Preparation and strategy
It is generally accepted that 80% of the effort of a formal negotiation is in the preparation and 20% in the execution. The government should start to prepare immediately and work towards defining its national interests and flesh out a strategy. Going into the negotiations, the UK should know exactly what it wants to get out of them and what it would take to get a good deal with the EU and with other trading partners.

An experienced and competent team
When it comes to making deals, the devil is in the detail. Trade deals are incredibly complex - the recently concluded deal between the EU and Canada runs to almost 1,600 pages and covers everything from fisheries to financial services. Successful negotiations require a skilled and large team. The EU has around 600 trade negotiators and the UK urgently needs a similarly sized team to craft new deals with major trade partners.

Taking the initiative
Successful negotiation involves clearly identifying your own interests and not simply reacting to the other side's. Our Government must know what it wants from any deal, what it wishes to keep off the negotiating table and the concessions it is willing to make. This is not easy.

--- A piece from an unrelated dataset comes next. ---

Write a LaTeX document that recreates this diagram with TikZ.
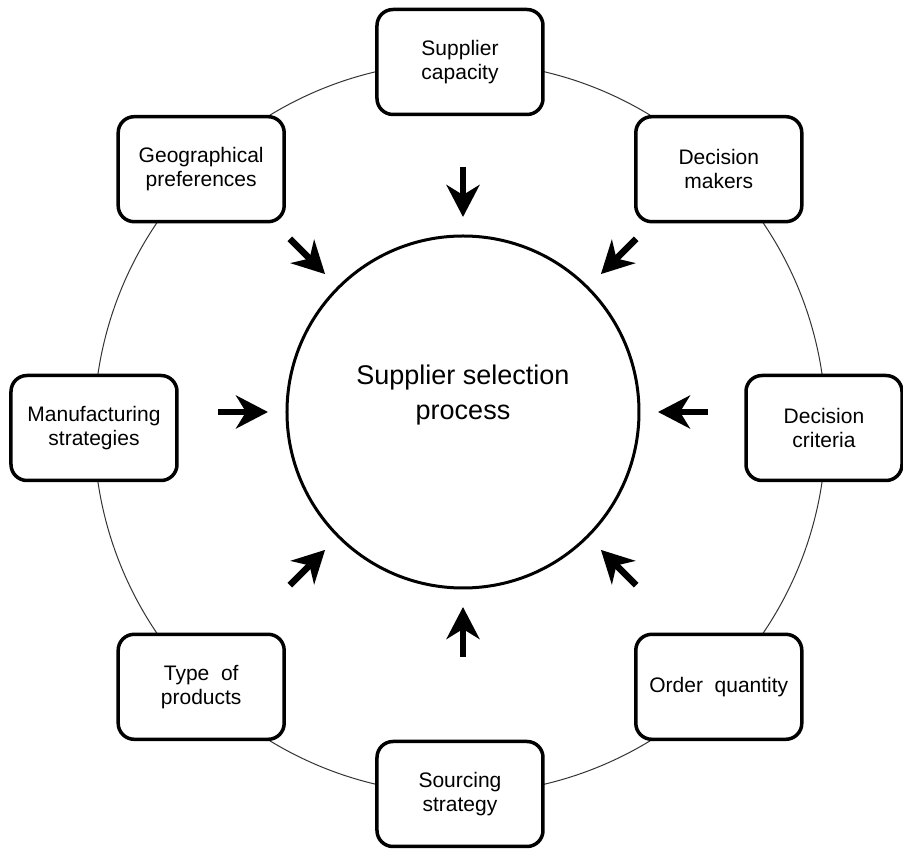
\documentclass[tikz,border=0pt]{standalone}
\usepackage{fontspec}
\setmainfont{Liberation Sans}
\usetikzlibrary{arrows.meta}

\begin{document}
\begin{tikzpicture}[
	x=1pt,y=1pt,
	factor/.style={draw,fill=white,line width=3.5pt,rounded corners=16pt,
		minimum width=166pt,minimum height=105pt,align=center,
		font=\fontsize{21}{24}\selectfont},
	push/.style={line width=6.5pt,-{Stealth[length=32pt,width=33pt,inset=10pt]}}
	]
		\useasboundingbox (-460,-422) rectangle (443,428);
		\draw[line width=1pt,black!80] (0,0) circle (366);
		
		\path (90:366) node[factor] (capacity) {Supplier\\capacity};
		\path (45:366) node[factor] (makers) {Decision\\makers};
		\path (364,0) node[factor,minimum width=156pt] (criteria) {Decision\\criteria};
		\path (-45:366) node[factor] (quantity) {Order\ \ quantity};
		\path (-90:366) node[factor] (sourcing) {Sourcing\\strategy};
		\path (-135:366) node[factor] (products) {Type\ \ of\\products};
		\path (180:366) node[factor] (manufacturing) {Manufacturing\\strategies};
		\path (135:366) node[factor] (geography) {Geographical\\preferences};
		
		\path (3,16) node[circle,draw,line width=3pt,minimum size=352pt] (process) {};
		\path (3,33) node[align=center,font=\fontsize{27}{35}\selectfont] (processtext) {Supplier selection\\process};
		
		\foreach \a in {0,45,...,315}
			\draw[push] ([shift={(\a:245)}]process.center) -- ([shift={(\a:195)}]process.center);
		
	\end{tikzpicture}
\end{document}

In an ideal world, the Government would already have consulted extensively with businesses, small and large, as well as consumer groups and trade unions. The ball would already have started rolling.

Here's your checklist:
  • Strong and effective leadership? Unity of purpose?
  • Preparation and strategy?
  • An experienced and competent team?
  • Taking the initiative?
How do we stack up? How ready are we? Who is right? Private Fraser or Corporal Jones?